Andai kita berbuat begitu, berarti kita sendiri sudah berdosa. Tidak. Tugas kita kata Tuhan adalah “memperingatkan” orang saja, bukan “memaksa” dia, apalagi menghukum dia jika dia tidak mau mendengar peringatan kita. TIDAK. TIDAK. Itulah yang dilakukan Kepausan dalam Inquisisi mereka yang kejam. Semua orang yang dianggap melawan gereja, ditangkap, harta bendanya dirampas, orangnya disiksa dengan alat-alat penyiksa yang mengerikan (lihat saja di Google, banyak gambarnya), dibakar hidup-hidup, dijadikan makanan binatang buas, digantung, ditarik kaki dan tangannya sampai terlepas dari tubuhnya, dan macam-macam kekejaman lainnya.

Tuhan tidak memberi kita wewenang untuk menghukum orang lain hanya karena orang tersebut tidak mau menerima pendapat kita.

Jadi kita memberitahu mereka bagaimana ajaran Tuhan kita, dengan lemah lembut, dengan sabar, tanpa membuat mereka malu.

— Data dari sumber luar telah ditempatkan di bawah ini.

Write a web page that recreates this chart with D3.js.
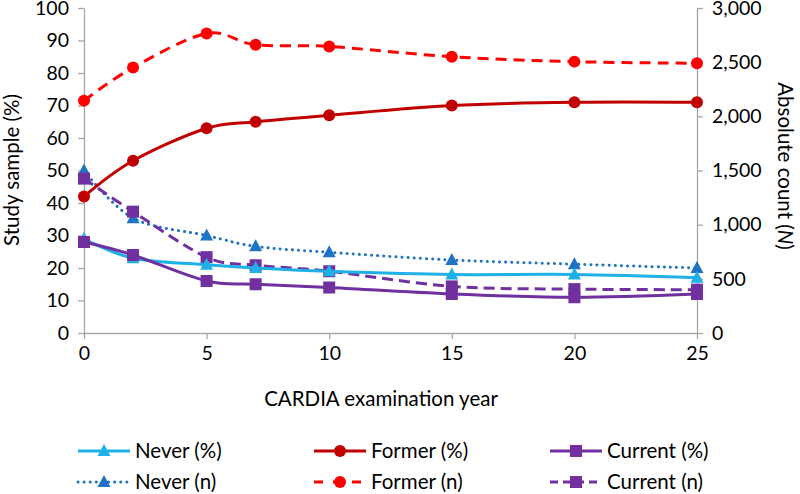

Kita saja kalau berbuat salah Tuhan tidak memarahi kita, Tuhan menegur kita dengan sabar dan lembut lewat segala cara yang tidak kentara, yang tidak mempermalukan kita, maka kita yang sesama manusia berdosa juga harus bersikap lembut dan sabar, jangan mempermalukan orang, beri dia kesempatan untuk mundur secara terhormat. Tujuan kita menegur mereka ialah agar mereka bertobat dan selamat, bukan untuk mencari musuh dan menyinggung mereka, jadi jangan bertengkar. Kita pasti akan menghadapi bermacam-macam reaksi. Ada yang marah, ada yang lalu tidak mau bicara lagi dengan kita, ada yang tidak mau mendengar. Jadi kalau kita mendapatkan reaksi demikian, ya kita maklumi. Kalau kita sudah berusaha, sudah kita doakan, teman kita tetap tidak mau terima, ya kita hormati pilihannya. Kita tidak boleh memaksa. Kita sudah melakukan kewajiban kita, selebihnya serahkan kepada Roh Kudus. Tapi siapa tahu dari antara sekian banyak yang tidak mau mendengar ada 1-2 yang mau?

 

 

Jadi SEORANG PLURALIS TETAP WAJIB MEMBERITAHU ORANG LAIN JIKA KITA TAHU APA YANG DILAKUKANNYA ITU BERTENTANGAN DENGAN KEBENARAN YANG KITA YAKINI.

1.    Kita manusia hanya:

·       Menyampaikan/membagikan kebenaran

·       Memperingatkan/menunjukkan kesalahan sesuai ajaran Alkitab

2.    Membuat orang yang mendengar, mau atau tidak menerima kebenaran itu, itu bagian Roh Kudus.

3.    Menghukum orang yang tidak bertobat itu nanti bagian Tuhan.

 

Jadi kita lakukan saja tugas kita, tidak lebih, tidak kurang. Janganlah kita mengambil wewenang Roh Kudus, jangan kita merebut kuasa Tuhan. Tetapi jangan pula kita tidak melakukan tugas yang dibebankan kepada kita.